A realtime developer's checklist

Posted Nov 20, 2020 16:13 UTC (Fri) by azz (subscriber, #371) [Link]

And in particular, given the present circumstances, real-time music collaboration applications like Jamulus. I've been using Jamulus a lot over the last few months with an RT-patched kernel, and I've seen several non-technical users enthusing lately about JamulusOS (an Ubuntu Studio-based distribution that seems to be pretty decent at getting low-latency/jitter behaviour out of machines that Windows' audio drivers struggle on).

"priority"

Posted Dec 4, 2020 21:10 UTC (Fri) by dfsmith (guest, #20302) [Link] (1 responses)

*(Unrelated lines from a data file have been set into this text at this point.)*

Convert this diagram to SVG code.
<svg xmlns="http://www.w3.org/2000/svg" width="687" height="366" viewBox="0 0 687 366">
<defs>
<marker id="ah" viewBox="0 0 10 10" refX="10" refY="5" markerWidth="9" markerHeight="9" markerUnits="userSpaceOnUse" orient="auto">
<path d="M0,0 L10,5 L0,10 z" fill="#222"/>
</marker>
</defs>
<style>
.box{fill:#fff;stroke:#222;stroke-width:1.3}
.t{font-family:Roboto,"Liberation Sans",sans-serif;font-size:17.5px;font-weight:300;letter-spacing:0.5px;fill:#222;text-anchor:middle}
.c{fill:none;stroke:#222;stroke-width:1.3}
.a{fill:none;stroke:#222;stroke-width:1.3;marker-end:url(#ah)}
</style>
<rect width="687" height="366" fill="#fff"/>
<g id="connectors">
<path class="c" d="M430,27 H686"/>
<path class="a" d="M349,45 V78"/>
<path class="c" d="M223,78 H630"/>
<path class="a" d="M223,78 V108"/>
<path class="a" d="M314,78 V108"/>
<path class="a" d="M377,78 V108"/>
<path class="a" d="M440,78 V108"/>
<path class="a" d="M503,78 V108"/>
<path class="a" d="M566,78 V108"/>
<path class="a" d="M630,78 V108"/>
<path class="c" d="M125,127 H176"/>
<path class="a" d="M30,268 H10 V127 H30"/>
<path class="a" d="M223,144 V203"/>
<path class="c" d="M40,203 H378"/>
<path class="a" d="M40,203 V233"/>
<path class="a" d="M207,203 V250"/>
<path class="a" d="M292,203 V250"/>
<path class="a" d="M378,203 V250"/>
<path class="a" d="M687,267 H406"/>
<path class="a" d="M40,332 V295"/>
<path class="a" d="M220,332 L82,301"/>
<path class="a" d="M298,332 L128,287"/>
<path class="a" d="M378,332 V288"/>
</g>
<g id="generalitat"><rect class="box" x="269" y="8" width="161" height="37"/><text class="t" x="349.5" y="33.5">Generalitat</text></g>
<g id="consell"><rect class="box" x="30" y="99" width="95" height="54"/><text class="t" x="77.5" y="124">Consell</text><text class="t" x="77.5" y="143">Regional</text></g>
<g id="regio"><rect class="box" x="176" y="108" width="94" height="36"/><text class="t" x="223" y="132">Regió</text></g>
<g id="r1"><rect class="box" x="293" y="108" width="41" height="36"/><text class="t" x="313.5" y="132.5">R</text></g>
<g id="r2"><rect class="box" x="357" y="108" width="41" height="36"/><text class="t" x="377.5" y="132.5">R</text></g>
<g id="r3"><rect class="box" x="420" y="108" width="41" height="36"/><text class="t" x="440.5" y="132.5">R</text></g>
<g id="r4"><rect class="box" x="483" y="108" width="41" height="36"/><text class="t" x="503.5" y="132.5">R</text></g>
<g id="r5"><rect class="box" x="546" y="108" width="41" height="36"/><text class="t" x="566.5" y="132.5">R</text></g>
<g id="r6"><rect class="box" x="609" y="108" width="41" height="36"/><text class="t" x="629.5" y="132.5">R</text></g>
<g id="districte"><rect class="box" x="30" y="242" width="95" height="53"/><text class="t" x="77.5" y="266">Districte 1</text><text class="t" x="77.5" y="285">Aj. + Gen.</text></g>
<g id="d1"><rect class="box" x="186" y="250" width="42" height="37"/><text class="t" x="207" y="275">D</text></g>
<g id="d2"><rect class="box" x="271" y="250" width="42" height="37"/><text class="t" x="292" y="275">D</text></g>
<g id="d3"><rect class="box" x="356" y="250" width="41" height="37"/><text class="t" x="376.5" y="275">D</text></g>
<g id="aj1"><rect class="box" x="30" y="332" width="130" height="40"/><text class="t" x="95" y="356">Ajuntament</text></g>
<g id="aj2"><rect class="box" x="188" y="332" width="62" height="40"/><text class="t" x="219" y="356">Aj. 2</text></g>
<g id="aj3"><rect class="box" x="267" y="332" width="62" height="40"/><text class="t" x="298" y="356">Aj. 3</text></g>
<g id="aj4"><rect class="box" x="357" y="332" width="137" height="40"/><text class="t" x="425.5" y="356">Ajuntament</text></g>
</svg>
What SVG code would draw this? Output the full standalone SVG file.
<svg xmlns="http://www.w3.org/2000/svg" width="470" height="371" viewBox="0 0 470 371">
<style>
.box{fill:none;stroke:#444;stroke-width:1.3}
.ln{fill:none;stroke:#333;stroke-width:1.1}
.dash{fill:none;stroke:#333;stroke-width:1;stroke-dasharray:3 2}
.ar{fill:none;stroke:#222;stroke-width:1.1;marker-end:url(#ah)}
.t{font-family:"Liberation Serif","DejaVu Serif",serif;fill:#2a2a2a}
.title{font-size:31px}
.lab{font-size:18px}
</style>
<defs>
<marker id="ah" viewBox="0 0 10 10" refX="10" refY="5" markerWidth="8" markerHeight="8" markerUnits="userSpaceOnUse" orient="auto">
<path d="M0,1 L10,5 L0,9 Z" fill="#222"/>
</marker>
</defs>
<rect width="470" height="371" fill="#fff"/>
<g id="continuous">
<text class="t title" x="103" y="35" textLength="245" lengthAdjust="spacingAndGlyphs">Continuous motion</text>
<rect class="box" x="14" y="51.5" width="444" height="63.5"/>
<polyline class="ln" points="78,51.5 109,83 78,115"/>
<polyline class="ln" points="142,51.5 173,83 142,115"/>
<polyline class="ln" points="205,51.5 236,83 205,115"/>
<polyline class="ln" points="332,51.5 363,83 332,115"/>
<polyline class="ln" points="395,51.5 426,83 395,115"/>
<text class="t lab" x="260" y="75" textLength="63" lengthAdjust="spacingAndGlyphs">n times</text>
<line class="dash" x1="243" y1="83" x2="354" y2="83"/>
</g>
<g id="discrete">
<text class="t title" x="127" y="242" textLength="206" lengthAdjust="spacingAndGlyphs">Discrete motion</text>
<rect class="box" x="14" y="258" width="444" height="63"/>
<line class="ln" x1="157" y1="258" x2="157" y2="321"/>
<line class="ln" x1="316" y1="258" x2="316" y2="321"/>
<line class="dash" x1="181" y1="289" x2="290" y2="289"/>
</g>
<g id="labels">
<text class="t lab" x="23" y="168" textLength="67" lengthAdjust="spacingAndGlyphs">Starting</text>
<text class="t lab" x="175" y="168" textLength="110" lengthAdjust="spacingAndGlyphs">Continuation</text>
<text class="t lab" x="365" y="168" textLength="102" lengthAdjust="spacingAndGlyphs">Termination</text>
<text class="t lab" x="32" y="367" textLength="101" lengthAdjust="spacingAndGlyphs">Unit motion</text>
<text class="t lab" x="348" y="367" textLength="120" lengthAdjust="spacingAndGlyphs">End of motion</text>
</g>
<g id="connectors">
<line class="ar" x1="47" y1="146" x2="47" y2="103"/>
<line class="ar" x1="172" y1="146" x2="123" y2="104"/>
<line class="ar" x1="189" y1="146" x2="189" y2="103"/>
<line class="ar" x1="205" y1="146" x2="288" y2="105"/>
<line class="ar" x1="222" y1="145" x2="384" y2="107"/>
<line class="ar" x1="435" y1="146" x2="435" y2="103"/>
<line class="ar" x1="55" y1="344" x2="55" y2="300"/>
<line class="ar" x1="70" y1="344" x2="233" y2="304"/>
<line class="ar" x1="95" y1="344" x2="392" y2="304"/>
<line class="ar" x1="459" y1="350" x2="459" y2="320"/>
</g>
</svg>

Is there a reason that the priority (English word) is sometimes inverted from the English meaning of "priority"? It seems that "importance" would be less ambiguous. B-)
Examples:
"safety is our number one priority" -> set priority to 99.
"snacks are low priority" -> set priority to 1 ("low"/"high" priority works!)
"our second priority is to ensure lunch is ready" -> set priority to 98.
"coffee is way down our priority list" -> set priority to 10 (and ignore the yelling).

"priority"

Posted Dec 5, 2020 1:55 UTC (Sat) by neilbrown (subscriber, #359) [Link]

With tongue firmly in cheek, I might suggest that "priority" relates to "prior" meaning "before". And numbers "before" zero are normally negative.

So the first priority has a numerical priority of "-1". This is highest.
My second priority would have the value "-2", which isn't quite as high.

A positive value suggests a "laterity", meaning it can be left until later.